Having to fight the Victorians right at game start rather than several years in is a big disadvantage if we don't get some breathing room by defeating their first expeditionary force.

I mean, don't get me wrong, I don't expect the Victorians to just forget about us. But I also don't expect the game to devolve into There Is Only War. And if it did, we'd be screwed under All The Economy anyway, because we'd never get a recovery period in which to build up after somehow surviving the initial wave of chaos caused by all the front-loaded maluses.
 
I think you're overestimating the amount of military strength required to deal with the level of Victorian Attention implied by a +2 CP malus.
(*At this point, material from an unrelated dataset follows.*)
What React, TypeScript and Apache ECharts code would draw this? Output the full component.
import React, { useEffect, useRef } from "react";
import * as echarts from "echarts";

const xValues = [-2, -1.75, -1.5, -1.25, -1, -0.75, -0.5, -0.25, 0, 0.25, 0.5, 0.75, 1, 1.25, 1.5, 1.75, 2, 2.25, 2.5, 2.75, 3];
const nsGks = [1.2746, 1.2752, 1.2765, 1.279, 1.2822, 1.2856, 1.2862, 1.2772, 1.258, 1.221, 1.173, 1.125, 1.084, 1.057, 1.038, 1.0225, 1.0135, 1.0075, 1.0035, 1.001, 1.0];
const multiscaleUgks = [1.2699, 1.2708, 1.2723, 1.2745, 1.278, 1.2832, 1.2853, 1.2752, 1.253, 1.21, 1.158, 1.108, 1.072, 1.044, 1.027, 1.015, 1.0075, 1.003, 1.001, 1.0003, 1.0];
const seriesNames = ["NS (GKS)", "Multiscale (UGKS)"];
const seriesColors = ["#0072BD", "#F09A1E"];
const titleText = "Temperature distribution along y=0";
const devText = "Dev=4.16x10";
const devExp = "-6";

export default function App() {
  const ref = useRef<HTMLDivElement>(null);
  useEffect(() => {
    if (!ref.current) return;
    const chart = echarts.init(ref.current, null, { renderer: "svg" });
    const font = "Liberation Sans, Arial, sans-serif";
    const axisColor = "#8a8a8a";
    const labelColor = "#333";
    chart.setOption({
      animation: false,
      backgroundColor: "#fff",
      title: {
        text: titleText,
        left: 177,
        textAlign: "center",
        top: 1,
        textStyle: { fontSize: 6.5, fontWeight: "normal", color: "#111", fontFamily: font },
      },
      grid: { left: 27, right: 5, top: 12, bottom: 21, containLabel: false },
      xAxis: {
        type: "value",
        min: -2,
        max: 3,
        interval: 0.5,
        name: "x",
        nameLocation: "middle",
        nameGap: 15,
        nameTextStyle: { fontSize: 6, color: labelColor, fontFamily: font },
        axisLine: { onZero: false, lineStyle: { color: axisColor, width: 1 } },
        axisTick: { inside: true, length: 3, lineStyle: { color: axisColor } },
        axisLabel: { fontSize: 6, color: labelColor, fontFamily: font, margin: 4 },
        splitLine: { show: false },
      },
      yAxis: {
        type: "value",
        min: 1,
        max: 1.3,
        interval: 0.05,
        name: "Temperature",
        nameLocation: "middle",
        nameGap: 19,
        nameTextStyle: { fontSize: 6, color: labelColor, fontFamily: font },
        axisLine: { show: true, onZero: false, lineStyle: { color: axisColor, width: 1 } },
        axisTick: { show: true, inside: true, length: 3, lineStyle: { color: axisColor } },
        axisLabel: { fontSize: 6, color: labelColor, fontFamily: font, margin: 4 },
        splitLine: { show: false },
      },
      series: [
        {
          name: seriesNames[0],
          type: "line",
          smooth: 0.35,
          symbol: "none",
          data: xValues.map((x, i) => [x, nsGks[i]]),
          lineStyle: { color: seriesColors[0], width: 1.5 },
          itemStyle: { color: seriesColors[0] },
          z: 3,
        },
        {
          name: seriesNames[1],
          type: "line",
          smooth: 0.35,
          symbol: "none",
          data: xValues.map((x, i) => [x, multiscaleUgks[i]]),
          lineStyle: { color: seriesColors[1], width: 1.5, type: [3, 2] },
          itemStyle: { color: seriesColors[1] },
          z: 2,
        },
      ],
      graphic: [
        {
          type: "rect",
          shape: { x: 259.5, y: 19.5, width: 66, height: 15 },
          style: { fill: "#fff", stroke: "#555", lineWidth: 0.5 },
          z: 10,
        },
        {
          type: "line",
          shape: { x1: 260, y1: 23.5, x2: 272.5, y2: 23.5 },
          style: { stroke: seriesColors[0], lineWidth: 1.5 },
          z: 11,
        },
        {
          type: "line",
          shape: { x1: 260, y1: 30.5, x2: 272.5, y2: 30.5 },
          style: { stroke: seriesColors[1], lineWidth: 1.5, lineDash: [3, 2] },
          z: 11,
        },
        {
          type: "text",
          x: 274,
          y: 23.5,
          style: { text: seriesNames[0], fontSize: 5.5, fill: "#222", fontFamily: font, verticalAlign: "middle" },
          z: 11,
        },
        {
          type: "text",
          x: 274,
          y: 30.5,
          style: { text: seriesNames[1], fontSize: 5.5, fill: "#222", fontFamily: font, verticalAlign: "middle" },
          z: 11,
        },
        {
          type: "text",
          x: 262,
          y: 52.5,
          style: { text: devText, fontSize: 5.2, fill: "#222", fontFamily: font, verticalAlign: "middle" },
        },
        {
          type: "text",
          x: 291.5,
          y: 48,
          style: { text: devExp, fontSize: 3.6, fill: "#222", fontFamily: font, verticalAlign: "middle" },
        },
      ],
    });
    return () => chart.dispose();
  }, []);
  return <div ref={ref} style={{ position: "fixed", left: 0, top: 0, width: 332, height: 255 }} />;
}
My consideration was geared towards transporting food/goods/people up and down rivers and being able to block an attack by sea (Brown-Water Navy), having a foreign ally (Foreign Sourced Equipment), and the fact that having a single veteran unit will be less important in the long run than a universal bonus for all our units (Old World Training). The extra Old World Equipment was intended as an ace in the hole, just in case we needed to auto-resolve a bunch of tactical engagements in our favor all at once while fighting the Russians and Victorians.

I agree that people are overestimating the threat of Victorian and Russian attention (whether separate or together) considering how any initial attacks on their part will probably underestimate our danger.
 
Then why would that be an effectively discounted 4 point trait? Like, would what we have by default been that difficult to expand? (Am just, wondering what made it so expensive without our Chicago discount)

Well, you would be taking actions to make sure you have the missing information needed to effectively run your larger polity, and probably need to get more recruits as well - which implies grabbing a large amount of literate, capable people in advance of the Accords to expand your existing Bureaucracy and lay out everything in advance for a smooth transition - no small feat when we have a smaller pool to draw from and no experience governing on that level (Chicago only).

Without EB, we will need to take actions to expand our Bureaucracy, get information and such - this is more of taking all the actions to do it in advance of becoming the full polity, which is nearly as expensive as a nuke.

Basically, it's expensive because it consumes a lot of resources, and would take more if we weren't a big city like Chicago which has more experience with this sort of stuff.